Sandy Morrill, mother of a seven year old at Berkwood Hedge, accompanied her son to the protest, saying it is important for the children to have a voice in politics.
“This is what they’ve been learning at school,” she said. “They have been taught about conflict resolution, and here they see it in action. The kids get to wrestle with bigger questions.”
Director of New School in Berkeley Susan Hagen said the children are “very concerned about what is going on in the world.” “They don’t want war. We teach them about talking, discussion, and negotiation.”
But Skyler Johnson, 5, hadn’t learned much about the conflict in Iraq. When he was asked who is the President of Iraq, he shrugged his shoulders and said, “My mom might know.” After she came over and gave him a little coaching, he was able to muster, “We don’t want war.
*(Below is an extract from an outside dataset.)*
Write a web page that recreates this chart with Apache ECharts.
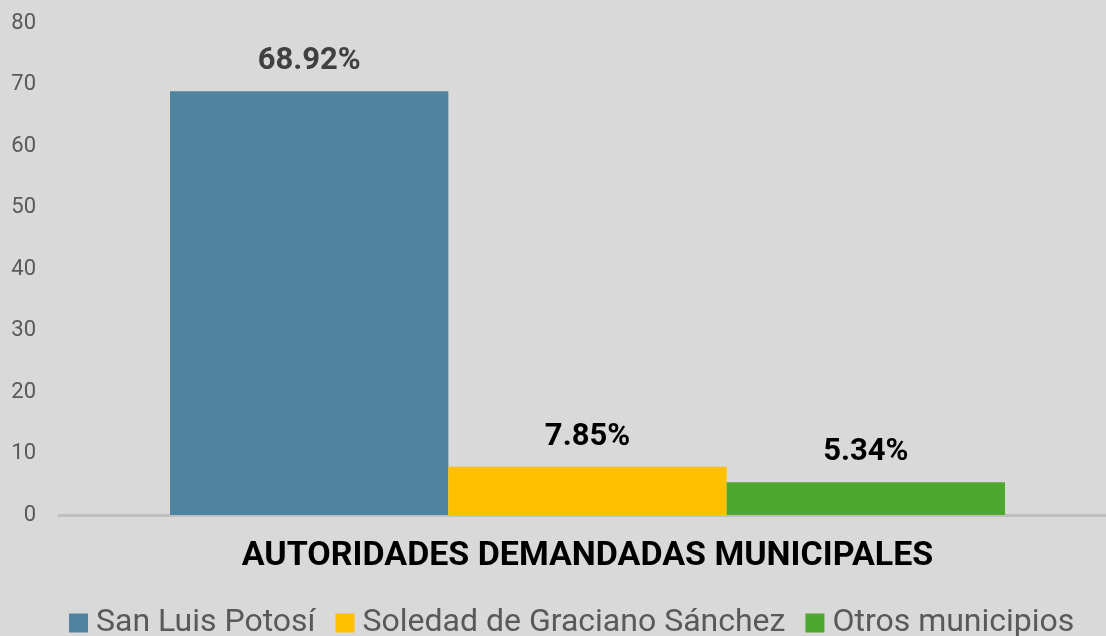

Oil kills lots of people.”
The rally, which seemed a logical extension of classroom learning to organizers, struck Berkeley College Republicans Treasurer Andrea Irvin as exploiting the children for their parents’ political beliefs.
“It is incredible that these parents are using their children to advance their political agendas,” she said. “That these teachers are indoctrinating the young children is unconscionable. They are using the kids as puppets.”
Mayor Dean said she didn’t think the rally was exploitive though. She said the kids instinctively know about solving conflicts. “They know the best way to do it is to talk things out,” she said.
The rally ended after an hour with students ringing the peace bell and then marching back to their schools waving their signs.